After years of wondering, dreaming and longing, I recently started to take vocal jazz lessons. I love to sing and do all the time — much to my kids' consternation — but I'd not taken formal voice lessons in over two decades. Why now? Hard to say. All the obstacles were still there — money, time, logistics, and underlying insecurity. I guess, simply put, I was ready. I was ready to finally forgive VPR host George Thomas for ending his decade-long run on his evening jazz show. I was ready to pardon my higher power for giving Dianne Reeves the voice, and Ella Fitzgerald the phrasing talents clearly intended for me. I was ready to do the work to make my own jazz.
After five weeks of lessons, I am still consciously incompetent. I need to think about so many things at once: my body position, my breathing, my mouth, my phrasing — and of course, my tone and pitch! I am working hard to breathe from the "bottom up" as I try to fill my diaphragm, push my resonance into the spot between my eyes, and allow the tone to rise up the back of my head into the crown. As I strive to create new pathways of learning and understanding, I wait impatiently for that time when it all comes together, and I don't exhaust myself with incessant thoughts about what I am getting wrong.
In singing, as with so many other creative and athletic endeavors, practice does enable you to tap into "muscle memory"; you eventually glide into being unconsciously competent. Not so when it comes to our efforts at conquering our own biases. We wrestle with judgments and bias constantly. It is how we order our complex worlds, although certainly bias sometimes veers from harmless sorting to dangerous prejudice.

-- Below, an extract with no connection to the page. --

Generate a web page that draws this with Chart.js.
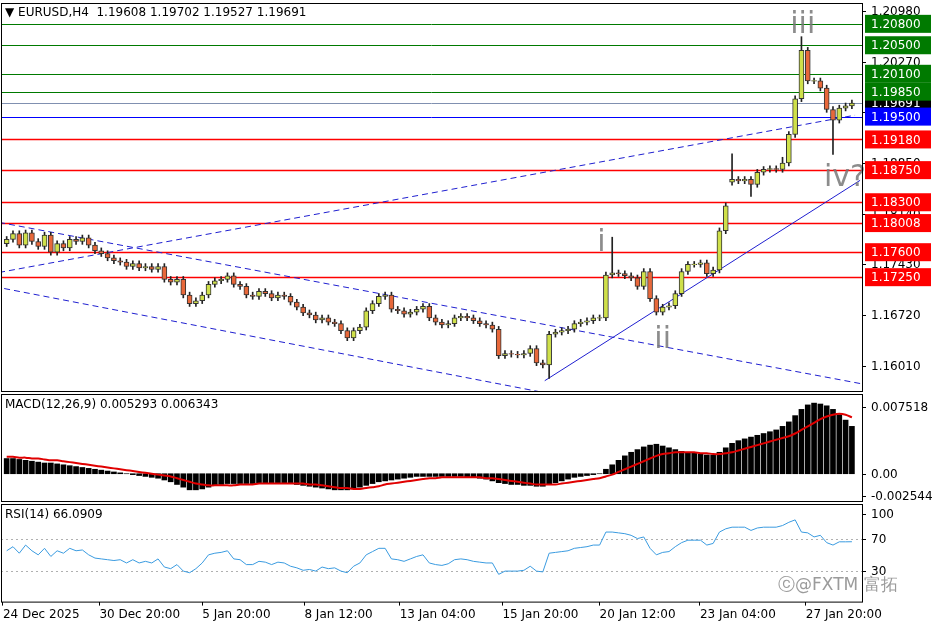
<!DOCTYPE html>
<html>
<head>
<meta charset="utf-8">
<script src="https://cdn.jsdelivr.net/npm/chart.js@4.4.1/dist/chart.umd.min.js"></script>
<style>
  body { margin: 0; background: #fff; width: 936px; height: 624px; overflow: hidden; position: relative; }
  .pane { position: absolute; left: 0; width: 936px; }
</style>
</head>
<body>
<div class="pane" style="top:0;height:392px"><canvas id="priceChart"></canvas></div>
<div class="pane" style="top:392px;height:110px"><canvas id="macdChart"></canvas></div>
<div class="pane" style="top:502px;height:122px"><canvas id="rsiChart"></canvas></div>
<script>
// EURUSD H4, one value per bar
const closes = [
  1.1778,1.1786,1.1770,1.1787,1.1775,1.1768,1.1784,1.1760,1.1772,1.1766,1.1778,1.1775,1.1780,1.1770,1.1762,1.1758,
  1.1752,1.1748,1.1746,1.1740,1.1744,1.1738,1.1740,1.1736,1.1740,1.1722,1.1718,1.1722,1.1700,1.1688,
  1.1692,1.1700,1.1715,1.1720,1.1722,1.1727,1.1715,1.1712,
  1.1700,1.1698,1.1705,1.1702,1.1696,1.1700,1.1698,1.1690,1.1683,1.1675,1.1672,1.1665,1.1668,1.1662,1.1660,1.1650,
  1.1640,1.1650,1.1655,1.1678,1.1688,1.1698,1.1700,
  1.1680,1.1678,1.1673,1.1676,1.1680,1.1684,1.1668,1.1662,1.1658,1.1660,1.1668,1.1670,1.1668,1.1664,1.1660,
  1.1658,1.1652,1.1615,1.1618,1.1617,1.1616,1.1618,1.1625,1.1605,1.1602,1.1645,
  1.1648,1.1650,1.1652,1.1660,1.1662,1.1664,1.1668,1.1668,
  1.1728,1.1731,1.1730,1.1727,1.1724,1.1712,1.1733,1.1695,1.1676,1.1683,1.1685,1.1702,1.1733,1.1743,1.1743,1.1745,1.1730,1.1735,
  1.1790,1.1825,1.1862,1.1860,1.1862,1.1855,1.1872,1.1876,1.1877,1.1876,1.1885,1.1925,1.1975,1.2043,1.2000,1.2000,1.1990,1.1960,1.1945,1.1962,1.1965,1.19691
];
const firstOpen = 1.1772;
const openOverrides = { 115: 1.1858 };
const highOverrides = { 96: 1.1781, 115: 1.1898, 123: 1.1893, 126: 1.2062 };
const lowOverrides = { 86: 1.1583, 118: 1.1838, 131: 1.1897 };
const wick = 0.0004;

// MACD histogram and signal, in units of 0.0001
const macdHist = [
  17,17,16,15,14,13,12,12,11,10,9,8,7,6,5,4,
  3,2,1,0,-1,-2,-3,-4,-5,-7,-9,-12,-15,-18,
  -18,-17,-15,-13,-12,-11,-11,-11,
  -11,-11,-11,-10,-10,-10,-10,-11,-12,-13,-14,-15,-16,-17,-18,-18,
  -18,-17,-15,-13,-11,-9,-8,
  -7,-6,-5,-4,-3,-3,-3,-3,-3,-3,-3,-3,-4,-4,-5,
  -6,-8,-10,-11,-12,-12,-13,-13,-14,-14,-12,
  -10,-8,-6,-4,-3,-2,-1,0,
  5,10,15,20,24,27,30,32,33,31,29,27,25,24,23,22,21,21,
  24,29,34,37,39,41,43,45,47,49,53,58,65,72,77,79,78,76,72,66,60,53
];
const macdSignal = [
  19,19,18,18,17,17,16,15,15,14,13,12,11,10,9,8,
  7,6,5,4,3,2,1,0,-1,-2,-3,-5,-7,-9,
  -11,-12,-13,-13,-13,-13,-13,-12,
  -12,-12,-11,-11,-11,-11,-11,-11,-11,-11,-12,-12,-13,-14,-15,-16,
  -16,-17,-17,-16,-15,-14,-12,
  -11,-10,-9,-8,-7,-6,-5,-5,-4,-4,-4,-4,-4,-4,-4,
  -5,-5,-6,-7,-8,-9,-10,-11,-12,-12,-12,
  -12,-11,-10,-9,-8,-7,-6,-5,
  -3,-1,2,5,8,11,14,17,20,22,23,24,24,24,24,23,23,22,
  22,23,24,26,28,30,32,34,36,38,40,42,45,49,53,57,61,64,66,67,66,63
];
const rsi = [
  55,60,52,62,55,50,58,48,55,52,58,55,56,50,46,45,
  44,43,44,40,44,40,42,40,45,35,33,38,30,28,
  33,40,50,52,53,55,45,44,
  38,38,42,41,38,41,40,36,34,31,32,30,35,33,34,30,
  28,36,40,50,54,58,58,
  45,44,42,45,48,50,40,38,37,39,44,45,44,42,41,
  40,40,26,30,30,30,31,36,30,29,52,
  53,54,55,58,59,60,62,62,
  78,78,77,76,74,70,72,58,50,53,54,60,65,68,68,68,62,64,
  78,82,84,84,84,80,83,84,84,84,86,90,93,78,77,72,74,65,62,66,66,66.0909
];

const priceTicks = [1.2098, 1.2027, 1.1956, 1.1885, 1.1814, 1.1743, 1.1672, 1.1601];
const macdTicks = [0.007518, 0, -0.002544];
const rsiTicks = [100, 70, 30];
const levels = [
  { v: 1.19691, line: "#8090b0", box: "#000000", label: "1.19691" },
  { v: 1.2080, line: "#007a00", box: "#007a00", label: "1.20800" },
  { v: 1.2050, line: "#007a00", box: "#007a00", label: "1.20500" },
  { v: 1.2010, line: "#007a00", box: "#007a00", label: "1.20100" },
  { v: 1.1985, line: "#007a00", box: "#007a00", label: "1.19850" },
  { v: 1.1950, line: "#0000ff", box: "#0000ff", label: "1.19500" },
  { v: 1.1918, line: "#ff0000", box: "#ff0000", label: "1.19180" },
  { v: 1.1875, line: "#ff0000", box: "#ff0000", label: "1.18750" },
  { v: 1.1830, line: "#ff0000", box: "#ff0000", label: "1.18300" },
  { v: 1.18008, line: "#ff0000", box: "#ff0000", label: "1.18008" },
  { v: 1.1760, line: "#ff0000", box: "#ff0000", label: "1.17600" },
  { v: 1.1725, line: "#ff0000", box: "#ff0000", label: "1.17250" }
];
// trend lines: [x1, y1, x2, y2] in bar index / price
const trendLines = [
  { p: [-1.2, 1.17316, 134.5, 1.1952], dash: [6, 4] },
  { p: [-1.2, 1.18018, 135.3, 1.1576], dash: [6, 4] },
  { p: [-0.4, 1.17091, 85.3, 1.15631], dash: [6, 4] },
  { p: [85.3, 1.15799, 135.3, 1.18607], dash: [] }
];
const waveLabels = [
  { t: "iii", x: 126.2, y: 1.2078 },
  { t: "i", x: 94.3, y: 1.1772 },
  { t: "ii", x: 104, y: 1.1636 },
  { t: "iv?", x: 132.9, y: 1.1864 }
];
const dateIdx = [-0.6, 14.7, 31.0, 47.2, 62.3, 78.6, 94.0, 109.9, 126.7];
const dateLabels = ["24 Dec 2025", "30 Dec 20:00", "5 Jan 20:00", "8 Jan 12:00", "13 Jan 04:00", "15 Jan 20:00", "20 Jan 12:00", "23 Jan 04:00", "27 Jan 20:00"];

const X_MIN = -0.9, X_MAX = 135.6;
const FONT = "DejaVu Sans";
Chart.defaults.font.family = FONT;
Chart.defaults.animation = false;
Chart.defaults.devicePixelRatio = 1;

const opens = closes.map((c, i) => openOverrides[i] ?? (i === 0 ? firstOpen : closes[i - 1]));
const bodies = closes.map((c, i) => {
  let a = opens[i], b = c;
  if (Math.abs(a - b) < 0.00008) { a = c - 0.00004; b = c + 0.00004; }
  return { x: i, y: [a, b] };
});
const wicks = closes.map((c, i) => ({
  x: i,
  y: [lowOverrides[i] ?? Math.min(opens[i], c) - wick, highOverrides[i] ?? Math.max(opens[i], c) + wick]
}));
const bodyColors = closes.map((c, i) => c >= opens[i] ? "#cfe04a" : "#e8683a");

function xScale() {
  return { type: "linear", min: X_MIN, max: X_MAX, display: false, offset: false, grid: { display: false } };
}
// right axis: space kept by the scale, labels drawn by the plugin so they don't shrink the plot
function yScale(min, max) {
  return {
    position: "right", min: min, max: max, offset: false,
    afterFit: axis => { axis.width = 74; },
    grid: { display: false }, border: { display: false },
    ticks: { display: false }
  };
}
function drawAxisLabels(chart, values, fmt) {
  const { ctx, chartArea: a, scales } = chart;
  ctx.save();
  ctx.font = "12px " + FONT;
  ctx.fillStyle = "#000";
  ctx.strokeStyle = "#000";
  ctx.textBaseline = "middle";
  values.forEach(v => {
    const y = Math.round(scales.y.getPixelForValue(v)) + 0.5;
    ctx.beginPath(); ctx.moveTo(a.right, y); ctx.lineTo(a.right + 4, y); ctx.stroke();
    ctx.fillText(fmt(v), a.right + 9, y);
  });
  ctx.restore();
}

const framePlugin = {
  id: "frame",
  afterDraw(chart) {
    const { ctx, chartArea: a } = chart;
    ctx.save();
    ctx.strokeStyle = "#000";
    ctx.lineWidth = 1;
    ctx.strokeRect(a.left + 0.5, a.top + 0.5, a.right - a.left, a.bottom - a.top);
    ctx.restore();
  }
};

const pricePlugin = {
  id: "priceExtras",
  beforeDatasetsDraw(chart) {
    const { ctx, chartArea: a, scales } = chart;
    ctx.save();
    ctx.beginPath();
    ctx.rect(a.left, a.top, a.right - a.left, a.bottom - a.top);
    ctx.clip();
    levels.forEach(l => {
      const y = Math.round(scales.y.getPixelForValue(l.v)) + 0.5;
      ctx.strokeStyle = l.line;
      ctx.lineWidth = l.line === "#ff0000" ? 1.5 : 1;
      ctx.beginPath(); ctx.moveTo(a.left, y); ctx.lineTo(a.right, y); ctx.stroke();
    });
    trendLines.forEach(t => {
      ctx.strokeStyle = "#1f1fd0";
      ctx.lineWidth = 1;
      ctx.setLineDash(t.dash);
      ctx.beginPath();
      ctx.moveTo(scales.x.getPixelForValue(t.p[0]), scales.y.getPixelForValue(t.p[1]));
      ctx.lineTo(scales.x.getPixelForValue(t.p[2]), scales.y.getPixelForValue(t.p[3]));
      ctx.stroke();
    });
    ctx.setLineDash([]);
    ctx.restore();
  },
  afterDraw(chart) {
    const { ctx, chartArea: a, scales } = chart;
    drawAxisLabels(chart, priceTicks, v => v.toFixed(5));
    ctx.save();
    ctx.fillStyle = "rgba(120,120,120,0.85)";
    ctx.font = "30px " + FONT;
    ctx.textAlign = "center";
    ctx.textBaseline = "middle";
    waveLabels.forEach(w => {
      ctx.fillText(w.t, scales.x.getPixelForValue(w.x), scales.y.getPixelForValue(w.y));
    });
    ctx.font = "12px " + FONT;
    ctx.textAlign = "left";
    levels.forEach(l => {
      const y = scales.y.getPixelForValue(l.v);
      ctx.fillStyle = l.box;
      ctx.fillRect(a.right + 3, y - 9, 66, 18);
      ctx.fillStyle = "#fff";
      ctx.fillText(l.label, a.right + 9, y + 1);
    });
    ctx.fillStyle = "#000";
    ctx.fillText("\u25BC EURUSD,H4  1.19608 1.19702 1.19527 1.19691", a.left + 4, a.top + 10);
    ctx.restore();
  }
};

new Chart(document.getElementById("priceChart"), {
  type: "bar",
  data: {
    datasets: [
      { data: bodies, backgroundColor: bodyColors, borderColor: "#333", borderWidth: 1, borderSkipped: false, barThickness: 5, grouped: false, order: 0 },
      { data: wicks, backgroundColor: "#222", barThickness: 1, grouped: false, order: 1 }
    ]
  },
  options: {
    responsive: true, maintainAspectRatio: false,
    layout: { padding: { left: 1, top: 3, bottom: 1, right: 0 } },
    plugins: { legend: { display: false }, tooltip: { enabled: false } },
    scales: { x: xScale(), y: yScale(1.15655, 1.21092) }
  },
  plugins: [pricePlugin, framePlugin]
});

const macdPlugin = {
  id: "macdExtras",
  afterDraw(chart) {
    const { ctx, chartArea: a } = chart;
    drawAxisLabels(chart, macdTicks, v => v === 0 ? "0.00" : v.toFixed(6));
    ctx.save();
    ctx.font = "12px " + FONT;
    ctx.fillStyle = "#000";
    ctx.textBaseline = "middle";
    ctx.fillText("MACD(12,26,9) 0.005293 0.006343", a.left + 4, a.top + 11);
    ctx.restore();
  }
};

new Chart(document.getElementById("macdChart"), {
  data: {
    datasets: [
      { type: "line", data: macdSignal.map((v, i) => ({ x: i, y: v / 10000 })), borderColor: "#e00000", borderWidth: 2, pointRadius: 0, tension: 0.3, order: 0 },
      { type: "bar", data: macdHist.map((v, i) => ({ x: i, y: v / 10000 })), backgroundColor: "#000", barThickness: 5, order: 1 }
    ]
  },
  options: {
    responsive: true, maintainAspectRatio: false,
    layout: { padding: { left: 1, top: 2, bottom: 1, right: 0 } },
    plugins: { legend: { display: false }, tooltip: { enabled: false } },
    scales: { x: xScale(), y: yScale(-0.00305, 0.00892) }
  },
  plugins: [macdPlugin, framePlugin]
});

const rsiPlugin = {
  id: "rsiExtras",
  beforeDatasetsDraw(chart) {
    const { ctx, chartArea: a, scales } = chart;
    ctx.save();
    ctx.strokeStyle = "#b0b0b0";
    ctx.setLineDash([2, 3]);
    [70, 30].forEach(v => {
      const y = Math.round(scales.y.getPixelForValue(v)) + 0.5;
      ctx.beginPath(); ctx.moveTo(a.left, y); ctx.lineTo(a.right, y); ctx.stroke();
    });
    ctx.restore();
  },
  afterDraw(chart) {
    const { ctx, chartArea: a } = chart;
    drawAxisLabels(chart, rsiTicks, v => String(v));
    ctx.save();
    ctx.font = "12px " + FONT;
    ctx.fillStyle = "#000";
    ctx.textBaseline = "middle";
    ctx.fillText("RSI(14) 66.0909", a.left + 4, a.top + 11);
    ctx.font = "17px " + FONT;
    ctx.fillStyle = "rgba(130,130,130,0.8)";
    ctx.fillText("\u24D2@FXTM \u5BCC\u62D3", a.right - 84, a.bottom - 16);
    ctx.restore();
  }
};

const rsiY = yScale(-7.5, 112.5);
new Chart(document.getElementById("rsiChart"), {
  type: "line",
  data: {
    datasets: [
      { data: rsi.map((v, i) => ({ x: i, y: v })), borderColor: "#3a9be0", borderWidth: 1, pointRadius: 0 }
    ]
  },
  options: {
    responsive: true, maintainAspectRatio: false,
    layout: { padding: { left: 1, top: 2, bottom: 0, right: 0 } },
    plugins: { legend: { display: false }, tooltip: { enabled: false } },
    scales: {
      x: {
        type: "linear", min: X_MIN, max: X_MAX, offset: false,
        afterBuildTicks: s => { s.ticks = dateIdx.map(v => ({ value: v })); },
        grid: { display: true, drawOnChartArea: false, color: "#000", tickLength: 4 },
        border: { display: false },
        ticks: {
          color: "#000", font: { size: 12 }, align: "start", maxRotation: 0, autoSkip: false, padding: 2,
          callback: (v, idx) => dateLabels[idx]
        }
      },
      y: rsiY
    }
  },
  plugins: [rsiPlugin, framePlugin]
});
</script>
</body>
</html>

When we are honest with ourselves, we must acknowledge that we will dance with our bias our whole lives; it is never fully conquered. We keep some of our prejudgments in check only to find that we have bias in other areas.
It is an unfortunate aspect of the human experience; we miss the mark sometimes, and by doing so we miss out on some wonderful connections. Our biases can and do prevent us from seeing beyond our rough initial sorting of people. And the thing is, we make mistakes in our immediate judgments and assessments all the time.
Yassmin Abdel-Magied stresses this in her memorable TED talk. She stands before us in a headscarf and traditional dress that signals to the audience that she is a practicing Muslim. She invites us to size up our reactions and assumptions about her identity and her story. Then she strips off the outer layer of clothing to reveal her work clothes. Abdel-Magied is a mechanical engineer who works on oil and gas rigs off the coast of Australia. In her thought provoking and disarming talk, this young woman gives us permission to be flawed, to be human. We all have bias. No exceptions. So, how do we prevent snap judgments from becoming oppressive boxes?
Abdel-Magied acknowledges that we each seek out folks who are similar to us. There is often undeniable comfort in being with "our people." But she implores us to sometimes resist that urge and spend time connecting with others who are different. And then, she says, take the next crucial step: actively mentor those who are culturally, racially or socioeconomically different from us. Embrace the fun and improvisation that arises from difference.
We will feel consciously incompetent at first as we learn to dance more effectively with our inherent biases. But, as jazz great John Coltrane said, "You can play a shoestring if you're sincere."